Please note that BCFtools does not call correctly genotype likelihoods for indels and this might affect the quality of the imputation even at non-indels. For this reason in this tutorial we only focus on bi-allelic SNPs.

3.1. Extracting variable positions in the reference panel

We want this information to tell BCFtools at which position to make a call. Since BCFtools does not seem to compute correctly genotype likelihood for indels, here we only focus on SNPs (however, GLIMPSE can impute any type of variants as soon it is bi-allelic and has GLs being properly defined). To perform the extraction from the chromosome X of a reference panel 1000GP.chrX.filt.bcf, run first BCFtools as follows:

 > bcftools view -G -m 2 -M 2 -v snps reference_panel/1000GP.chrX.filt.bcf -Oz -o reference_panel/1000GP.chrX.filt.sites.vcf.gz
 > bcftools index -f reference_panel/1000GP.chrX.filt.sites.vcf.gz

Then, convert the output file 1000GP.chrX.filt.sites.vcf.gz into TSV format and index the file using tabix (requires htslib in PATH), using this command:

 > bcftools query -f'%CHROM\t%POS\t%REF,%ALT\n' reference_panel/1000GP.chrX.filt.sites.vcf.gz | bgzip -c > reference_panel/1000GP.chrX.filt.sites.tsv.gz
 > tabix -s1 -b2 -e2 reference_panel/1000GP.chrX.filt.sites.tsv.gz

In a general pipeline, we should generate this pair of files (*.vcf.gz + *.tsv.gz) for all chromosome separately.

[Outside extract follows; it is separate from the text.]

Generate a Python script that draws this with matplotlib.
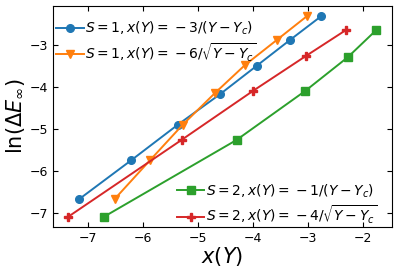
import numpy as np
import matplotlib
matplotlib.use("Agg")
import matplotlib.pyplot as plt

# S=1, x(Y) = -3/(Y-Yc)
x_s1_inv = [-7.16, -6.21, -5.37, -4.60, -3.93, -3.33, -2.77]
y_s1_inv = [-6.68, -5.75, -4.91, -4.18, -3.50, -2.89, -2.33]
# S=1, x(Y) = -6/sqrt(Y-Yc)
x_s1_sqrt = [-6.51, -5.87, -5.28, -4.69, -4.15, -3.57, -3.02]
y_s1_sqrt = [-6.67, -5.75, -4.91, -4.15, -3.49, -2.89, -2.32]
# S=2, x(Y) = -1/(Y-Yc)
x_s2_inv = [-6.71, -4.30, -3.05, -2.28, -1.76]
y_s2_inv = [-7.10, -5.27, -4.10, -3.30, -2.65]
# S=2, x(Y) = -4/sqrt(Y-Yc)
x_s2_sqrt = [-7.36, -5.30, -4.00, -3.04, -2.31]
y_s2_sqrt = [-7.10, -5.27, -4.10, -3.27, -2.65]

labels = [r"$S=1, x(Y)={}-3/(Y-Y_c)$",
          r"$S=1, x(Y)={}-6/\sqrt{Y-Y_c}$",
          r"$S=2, x(Y)={}-1/(Y-Y_c)$",
          r"$S=2, x(Y)={}-4/\sqrt{Y-Y_c}$"]

fig = plt.figure(figsize=(3.99, 2.74), dpi=100)
ax = fig.add_axes([0.132, 0.172, 0.850, 0.806])

l1, = ax.plot(x_s1_inv, y_s1_inv, "-o", color="tab:blue", ms=5.5, lw=1.4, label=labels[0])
l2, = ax.plot(x_s1_sqrt, y_s1_sqrt, "-v", color="tab:orange", ms=5.5, lw=1.4, label=labels[1])
l3, = ax.plot(x_s2_inv, y_s2_inv, "-s", color="tab:green", ms=5.5, lw=1.4, label=labels[2])
l4, = ax.plot(x_s2_sqrt, y_s2_sqrt, "-P", color="tab:red", ms=5.5, lw=1.4, label=labels[3])

ax.set_xlabel(r"$x(Y)$", fontsize=15, labelpad=0)
ax.set_ylabel(r"$\ln(\Delta E_\infty)$", fontsize=15, labelpad=2)
ax.tick_params(direction="in", top=True, right=True, labelsize=9)

leg1 = ax.legend(handles=[l1, l2], loc="upper left", bbox_to_anchor=(-0.015, 0.975),
                 frameon=False, fontsize=10, handletextpad=0.1,
                 borderaxespad=0.2, labelspacing=0.3)
ax.add_artist(leg1)
ax.legend(handles=[l3, l4], loc="lower right", bbox_to_anchor=(0.981, -0.036),
          frameon=False, fontsize=10, handletextpad=0.1,
          borderaxespad=0.2, labelspacing=0.3)

fig.savefig("out.png", dpi=100)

3.2. Computing GLs for each individual at specific positions

Once ready the position files, we can then start performing the calling step. We use the downsampled 1x BAM files generated in section 1.1 asw_1x_bam/*.chrX.1x.bam.
BCFtools requires the reference genome in order to align the BAM file. We used the reference genome version used by the 1000 Genomes Project (reference_genome/hs38DH.chrX.fa.gz[.fai,.gzi])
We can run the following command:

 > list.txt
 > FILES=asw_1x_bam/asw_samples/*
 > for file in $FILES; do
 > f=$(basename $file)
 > BAM=asw_1x_bam/${f}.bam
 > VCF=reference_panel/1000GP.chrX.filt.sites.vcf.gz
 > TSV=reference_panel/1000GP.chrX.filt.sites.tsv.gz
 > REFGEN=reference_genome/hs38DH.chrX.fa.gz
 > OUT=asw_1x_vcf/${f}.chrX.1x.vcf.gz
 > bcftools mpileup -f ${REFGEN} -I -E -a 'FORMAT/DP' -T ${VCF} -r chrX ${BAM} -Ou | bcftools call --ploidy GRCh38 -S asw_1x_bam/asw_samples/${f} -Aim -C alleles -T ${TSV} -Oz -o ${OUT}
 > bcftools index -f ${OUT}
 > ls ${OUT} >> list.txt
 > done

Note here, that we use -T reference_panel/1000GP.chrX.filt.sites.vcf.gz in the first part of the command line and
-T reference_panel/1000GP.chrX.filt.sites.tsv.gz in the second part of the command line.

You may also tune the options of BCFtools to your specific needs, requirements and data.

As an output of this step we have a VCF file format containing genotype likelihoods at each site in the reference panel.

3.3. Merging genotype likelihoods of multiple individuals

As we have multiple target individuals, an additional step is to generate a single file containing genotype likelihoods for all target individuals. This can be easily done using BCFtools, for example:

 > bcftools merge -m none -r chrX:2781480-155701382 -Oz -o asw_1x_vcf/merged.chrX.1x.vcf.gz -l list.txt
 > bcftools index -f asw_1x_vcf/merged.chrX.1x.vcf.gz
 > rm list.txt

Where list.txt is a text file containing the full list of VCF/BCF files containing GLs of each target individual in the study, one individual file per line. The resulting file must be indexed and can be used in the subsequent steps of the pipeline.

One important step prior is to define the chunks where to run imputation and phasing. This step is not trivial because different long regions increase the running time, but small regions can drastically decrease accuracy. Also there are several variables to take into account: the amount of missingness in the defined region and the length in Mb. For these reasons we developed a tool in the GLIMPSE suite (GLIMPSE_chunk) that is able to quickly generate imputation chunks taking into account all this information.

4.1. Chunking a chromosome

We use GLIMPSE_chunk to generate imputation regions for the full non-PAR region of chromosome X, modifying few default parameters in this way:

 > ./bin/GLIMPSE_chunk --input reference_panel/1000GP.chrX.filt.sites.vcf.gz --region chrX:2781480-155701382 --output chunks.chrX.txt

This generates a file containing the imputation chunks and larger chunks including buffers that we will use to run GLIMPSE_phase.